Chenoweth proves she's much more than perky

July 11, 2006|Don Heckman | Special to The Times

Adorable is OK. And perky can have its moments. But an artist who embodies both always runs the risk of turning in performances just this side of a root canal.

Why, then, was Kristin Chenoweth's concert Sunday at the Greek Theatre such an exquisite experience? She is adorable and perky. And she, herself, has referred to her "Betty Boop" sound.

The answer stems from her extraordinary musicality, commanding stage presence, remarkably pliable voice and irresistible likability. And the actor's skills she brought to every song, transforming each into a miniature one-act play with music.

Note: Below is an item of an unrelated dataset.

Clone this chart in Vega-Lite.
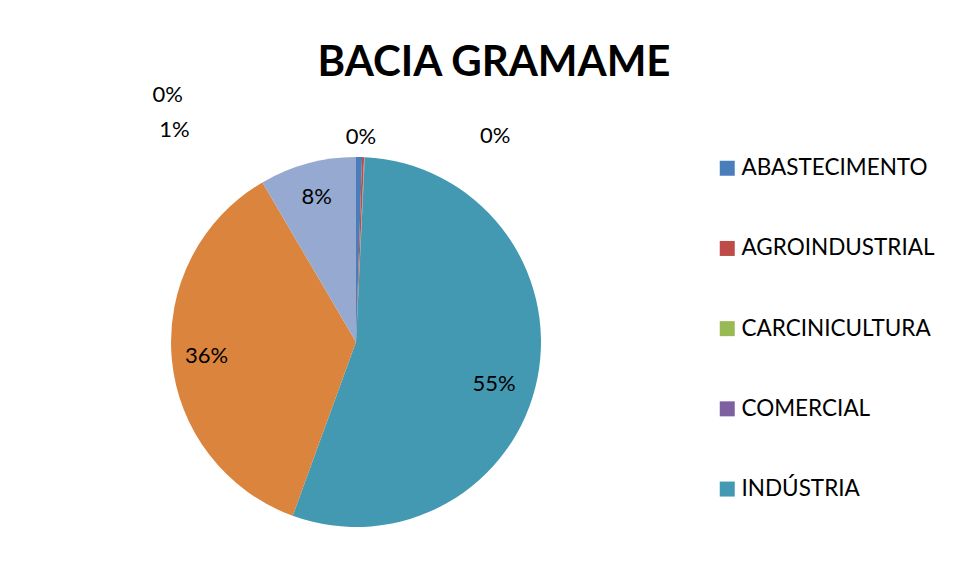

In the case of a piece such as "The Girl in 14G," Chenoweth provided an auditory view of someone who has an opera singer living a floor above and a scat singer living a floor below. Chenoweth sang the story, inserted operatic arias and brisk scat singing, sometimes switching from one to the other in a single beat, and did it all with superb comedic timing and astonishing musical versatility.

A pair of numbers -- "Going to the Dance With You" and "Daddy" -- done with the assistance of dancer-singers David Elder and Sean Martin Hingston displayed her ability to flirt, dance and sing while offering sly, off-the-cuff comments on her performance.

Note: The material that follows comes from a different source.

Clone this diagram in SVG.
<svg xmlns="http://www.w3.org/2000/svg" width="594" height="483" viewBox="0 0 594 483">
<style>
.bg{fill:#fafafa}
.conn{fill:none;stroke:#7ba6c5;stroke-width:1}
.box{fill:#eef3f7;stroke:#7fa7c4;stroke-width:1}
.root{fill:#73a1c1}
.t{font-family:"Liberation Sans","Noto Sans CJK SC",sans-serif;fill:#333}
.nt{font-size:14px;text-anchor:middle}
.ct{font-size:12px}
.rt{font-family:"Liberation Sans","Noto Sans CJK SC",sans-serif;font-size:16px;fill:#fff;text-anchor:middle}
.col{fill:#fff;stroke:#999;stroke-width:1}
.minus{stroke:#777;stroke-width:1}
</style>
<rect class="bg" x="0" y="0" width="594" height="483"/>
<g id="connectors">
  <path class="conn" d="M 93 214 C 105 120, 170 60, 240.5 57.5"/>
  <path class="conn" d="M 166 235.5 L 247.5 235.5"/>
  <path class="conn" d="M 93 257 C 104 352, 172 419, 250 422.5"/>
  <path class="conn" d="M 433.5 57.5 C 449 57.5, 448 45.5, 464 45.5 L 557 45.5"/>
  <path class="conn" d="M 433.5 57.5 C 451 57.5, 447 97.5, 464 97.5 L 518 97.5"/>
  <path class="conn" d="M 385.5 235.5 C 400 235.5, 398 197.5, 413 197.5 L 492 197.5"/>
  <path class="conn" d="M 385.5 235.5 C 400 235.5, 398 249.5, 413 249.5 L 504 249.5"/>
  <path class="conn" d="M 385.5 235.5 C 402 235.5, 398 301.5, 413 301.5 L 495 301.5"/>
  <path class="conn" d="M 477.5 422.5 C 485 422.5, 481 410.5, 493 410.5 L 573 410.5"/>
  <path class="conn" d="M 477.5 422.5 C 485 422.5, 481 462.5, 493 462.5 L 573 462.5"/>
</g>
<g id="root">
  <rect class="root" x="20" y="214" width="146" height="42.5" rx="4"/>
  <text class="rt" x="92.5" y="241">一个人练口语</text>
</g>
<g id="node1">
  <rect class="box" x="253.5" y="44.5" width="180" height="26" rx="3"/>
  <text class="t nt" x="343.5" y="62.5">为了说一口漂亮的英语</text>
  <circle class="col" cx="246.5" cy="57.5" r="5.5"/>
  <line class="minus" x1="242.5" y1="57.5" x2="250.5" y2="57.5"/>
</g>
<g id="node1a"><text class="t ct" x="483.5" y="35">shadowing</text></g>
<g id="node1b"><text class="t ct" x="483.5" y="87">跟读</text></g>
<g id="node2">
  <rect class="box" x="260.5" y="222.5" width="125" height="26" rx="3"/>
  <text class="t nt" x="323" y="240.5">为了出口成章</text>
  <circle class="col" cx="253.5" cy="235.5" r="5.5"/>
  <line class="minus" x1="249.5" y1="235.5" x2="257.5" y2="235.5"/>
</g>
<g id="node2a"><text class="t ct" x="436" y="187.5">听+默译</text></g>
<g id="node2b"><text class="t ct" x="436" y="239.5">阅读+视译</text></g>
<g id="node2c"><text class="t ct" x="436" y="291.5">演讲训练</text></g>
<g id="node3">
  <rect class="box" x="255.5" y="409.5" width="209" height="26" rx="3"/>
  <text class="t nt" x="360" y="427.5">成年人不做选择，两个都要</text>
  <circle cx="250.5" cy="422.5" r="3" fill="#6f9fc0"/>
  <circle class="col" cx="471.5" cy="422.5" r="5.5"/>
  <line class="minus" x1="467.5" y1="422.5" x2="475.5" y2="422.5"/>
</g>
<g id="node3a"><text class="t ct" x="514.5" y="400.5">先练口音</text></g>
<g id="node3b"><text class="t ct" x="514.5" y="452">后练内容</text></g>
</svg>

In an evening filled with musical riches, two numbers stood out. Meredith Willson's "My White Knight," a song omitted from the movie version of "The Music Man," let Chenoweth step away from her buoyant, entertainer's style and simply deliver a magically convincing rendering of a marvelous number. (How in the world did it ever get cut from the film?)

Leonard Bernstein's "Glitter and Be Gay" (from "Candide") is a challenge for any soprano. But Chenoweth's reading was stunning, juxtaposing witty phrasing against the song's demanding coloratura and high E-flats (executed flawlessly). Here, as elsewhere in the concert, her adorable perkiness couldn't disguise the depth and the quality of a first-rate musical theater artist.